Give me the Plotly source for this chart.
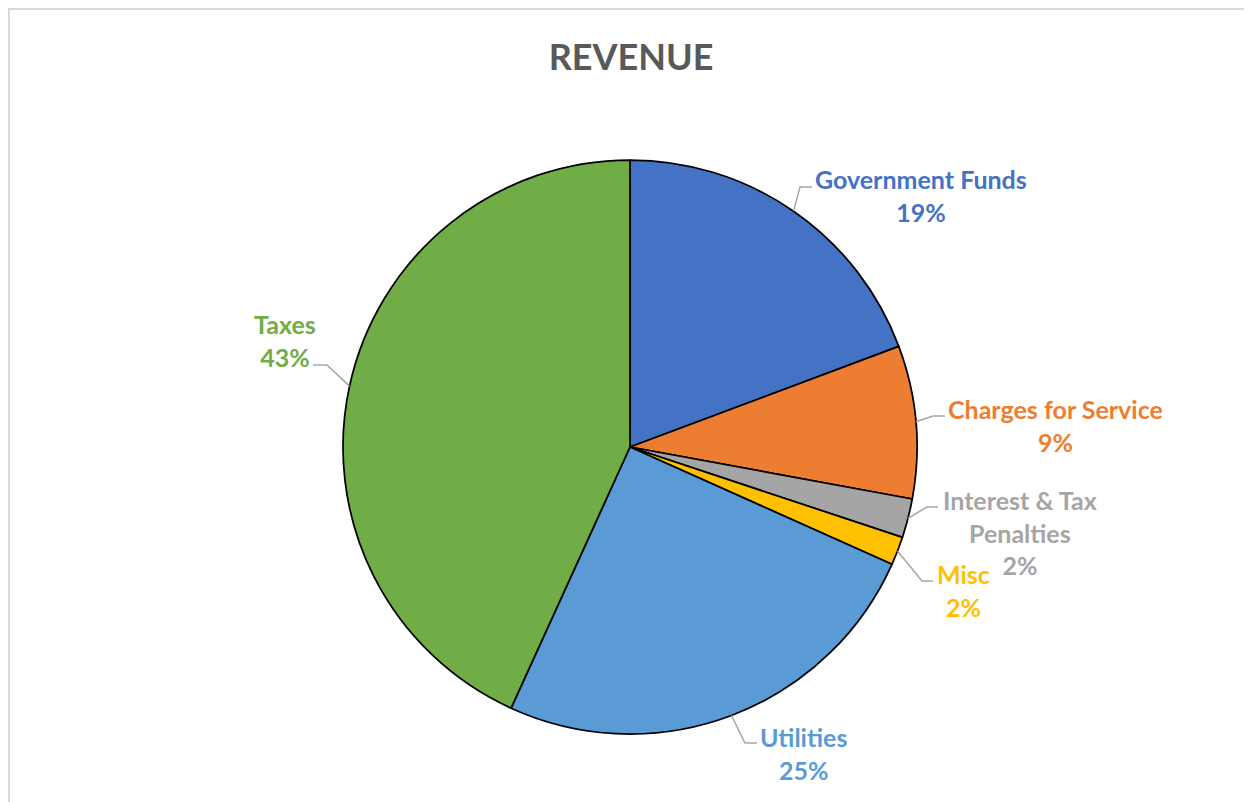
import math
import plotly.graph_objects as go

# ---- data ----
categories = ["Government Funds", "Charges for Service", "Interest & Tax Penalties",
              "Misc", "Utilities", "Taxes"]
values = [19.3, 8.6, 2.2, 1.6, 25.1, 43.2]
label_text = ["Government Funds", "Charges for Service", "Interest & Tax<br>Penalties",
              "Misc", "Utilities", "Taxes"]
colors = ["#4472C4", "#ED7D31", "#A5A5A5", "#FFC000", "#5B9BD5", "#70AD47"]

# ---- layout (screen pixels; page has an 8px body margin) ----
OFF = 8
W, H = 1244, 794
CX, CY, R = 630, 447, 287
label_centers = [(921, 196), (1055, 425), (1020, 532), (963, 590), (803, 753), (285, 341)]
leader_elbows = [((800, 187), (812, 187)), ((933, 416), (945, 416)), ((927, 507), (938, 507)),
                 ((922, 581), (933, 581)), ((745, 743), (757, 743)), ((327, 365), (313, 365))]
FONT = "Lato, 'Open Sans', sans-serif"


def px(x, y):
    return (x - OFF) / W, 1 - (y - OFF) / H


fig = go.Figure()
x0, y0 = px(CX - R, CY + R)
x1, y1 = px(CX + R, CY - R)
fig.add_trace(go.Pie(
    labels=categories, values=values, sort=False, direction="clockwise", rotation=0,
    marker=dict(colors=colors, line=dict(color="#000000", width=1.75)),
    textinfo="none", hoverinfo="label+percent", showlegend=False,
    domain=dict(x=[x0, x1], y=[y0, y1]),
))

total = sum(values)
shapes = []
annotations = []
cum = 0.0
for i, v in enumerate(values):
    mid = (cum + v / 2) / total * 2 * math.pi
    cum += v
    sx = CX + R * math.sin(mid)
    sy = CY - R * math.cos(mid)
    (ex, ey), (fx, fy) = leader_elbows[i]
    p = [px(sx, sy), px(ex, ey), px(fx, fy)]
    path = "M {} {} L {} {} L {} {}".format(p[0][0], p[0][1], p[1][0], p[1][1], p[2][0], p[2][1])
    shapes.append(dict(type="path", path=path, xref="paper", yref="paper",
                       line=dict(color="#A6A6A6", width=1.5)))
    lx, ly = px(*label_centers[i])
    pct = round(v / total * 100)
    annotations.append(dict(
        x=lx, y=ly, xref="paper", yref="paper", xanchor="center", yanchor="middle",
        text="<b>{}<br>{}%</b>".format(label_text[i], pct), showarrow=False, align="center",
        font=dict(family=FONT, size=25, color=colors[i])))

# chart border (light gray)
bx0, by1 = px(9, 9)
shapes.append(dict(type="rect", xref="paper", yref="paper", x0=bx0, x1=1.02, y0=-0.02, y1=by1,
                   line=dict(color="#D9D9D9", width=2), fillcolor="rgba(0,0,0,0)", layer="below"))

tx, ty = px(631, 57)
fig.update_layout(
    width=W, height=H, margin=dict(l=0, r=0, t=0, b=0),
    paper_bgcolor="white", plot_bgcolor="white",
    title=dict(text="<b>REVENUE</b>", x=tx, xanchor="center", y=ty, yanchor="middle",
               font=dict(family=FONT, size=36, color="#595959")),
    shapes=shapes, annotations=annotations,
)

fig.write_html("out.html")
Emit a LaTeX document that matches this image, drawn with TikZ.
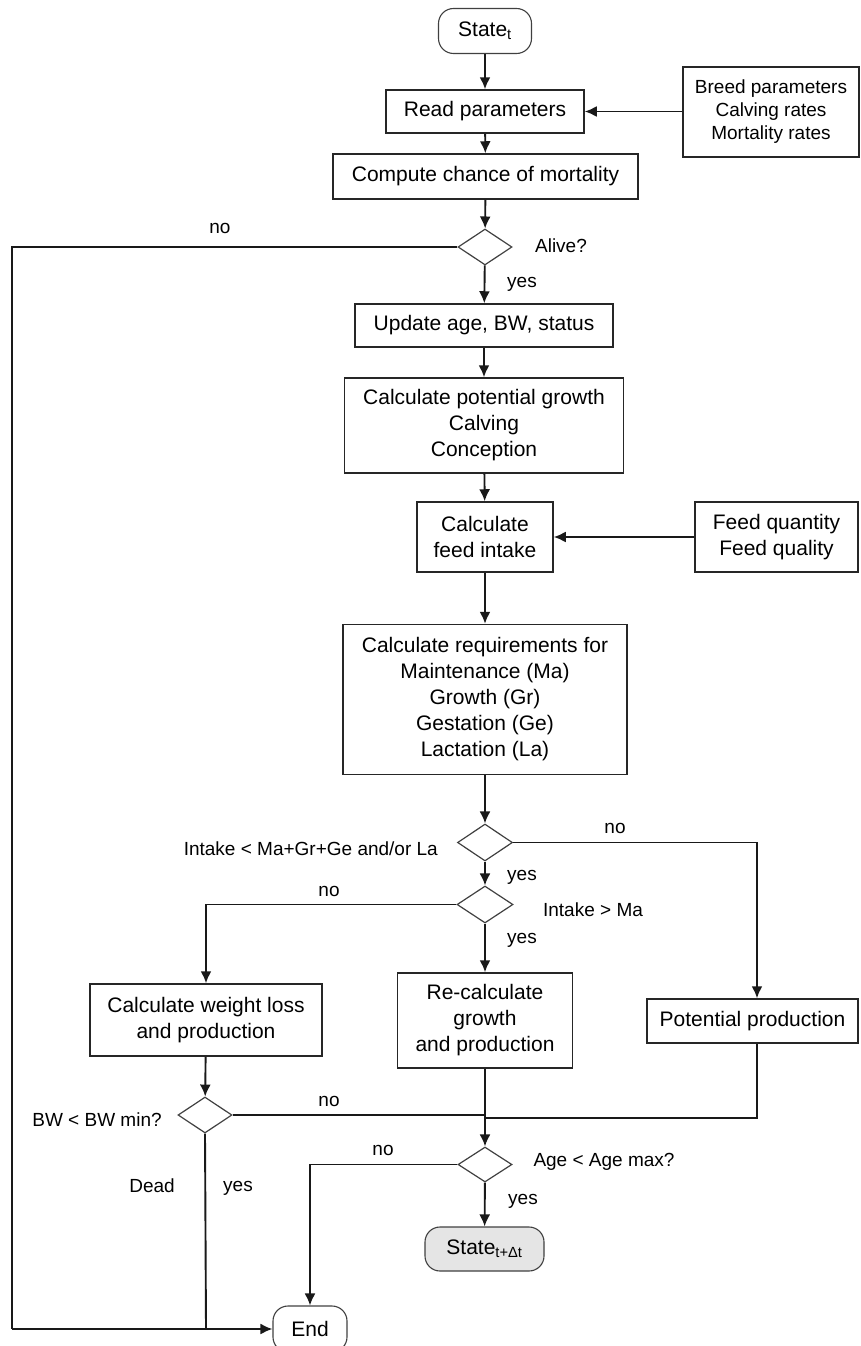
————
*WRITTEN PROBLEM*. Retype the whole listing exactly and leave the pictures out.

*OUTPUT FOR THIS EXERCISE*.
Give me the Plotly source for this chart.
import math
import plotly.graph_objects as go

# ---- data ----
categories = ["Government Funds", "Charges for Service", "Interest & Tax Penalties",
              "Misc", "Utilities", "Taxes"]
values = [19.3, 8.6, 2.2, 1.6, 25.1, 43.2]
label_text = ["Government Funds", "Charges for Service", "Interest & Tax<br>Penalties",
              "Misc", "Utilities", "Taxes"]
colors = ["#4472C4", "#ED7D31", "#A5A5A5", "#FFC000", "#5B9BD5", "#70AD47"]

# ---- layout (screen pixels; page has an 8px body margin) ----
OFF = 8
W, H = 1244, 794
CX, CY, R = 630, 447, 287
label_centers = [(921, 196), (1055, 425), (1020, 532), (963, 590), (803, 753), (285, 341)]
leader_elbows = [((800, 187), (812, 187)), ((933, 416), (945, 416)), ((927, 507), (938, 507)),
                 ((922, 581), (933, 581)), ((745, 743), (757, 743)), ((327, 365), (313, 365))]
FONT = "Lato, 'Open Sans', sans-serif"


def px(x, y):
    return (x - OFF) / W, 1 - (y - OFF) / H


fig = go.Figure()
x0, y0 = px(CX - R, CY + R)
x1, y1 = px(CX + R, CY - R)
fig.add_trace(go.Pie(
    labels=categories, values=values, sort=False, direction="clockwise", rotation=0,
    marker=dict(colors=colors, line=dict(color="#000000", width=1.75)),
    textinfo="none", hoverinfo="label+percent", showlegend=False,
    domain=dict(x=[x0, x1], y=[y0, y1]),
))

total = sum(values)
shapes = []
annotations = []
cum = 0.0
for i, v in enumerate(values):
    mid = (cum + v / 2) / total * 2 * math.pi
    cum += v
    sx = CX + R * math.sin(mid)
    sy = CY - R * math.cos(mid)
    (ex, ey), (fx, fy) = leader_elbows[i]
    p = [px(sx, sy), px(ex, ey), px(fx, fy)]
    path = "M {} {} L {} {} L {} {}".format(p[0][0], p[0][1], p[1][0], p[1][1], p[2][0], p[2][1])
    shapes.append(dict(type="path", path=path, xref="paper", yref="paper",
                       line=dict(color="#A6A6A6", width=1.5)))
    lx, ly = px(*label_centers[i])
    pct = round(v / total * 100)
    annotations.append(dict(
        x=lx, y=ly, xref="paper", yref="paper", xanchor="center", yanchor="middle",
        text="<b>{}<br>{}%</b>".format(label_text[i], pct), showarrow=False, align="center",
        font=dict(family=FONT, size=25, color=colors[i])))

# chart border (light gray)
bx0, by1 = px(9, 9)
shapes.append(dict(type="rect", xref="paper", yref="paper", x0=bx0, x1=1.02, y0=-0.02, y1=by1,
                   line=dict(color="#D9D9D9", width=2), fillcolor="rgba(0,0,0,0)", layer="below"))

tx, ty = px(631, 57)
fig.update_layout(
    width=W, height=H, margin=dict(l=0, r=0, t=0, b=0),
    paper_bgcolor="white", plot_bgcolor="white",
    title=dict(text="<b>REVENUE</b>", x=tx, xanchor="center", y=ty, yanchor="middle",
               font=dict(family=FONT, size=36, color="#595959")),
    shapes=shapes, annotations=annotations,
)

fig.write_html("out.html")
Emit a LaTeX document that matches this image, drawn with TikZ.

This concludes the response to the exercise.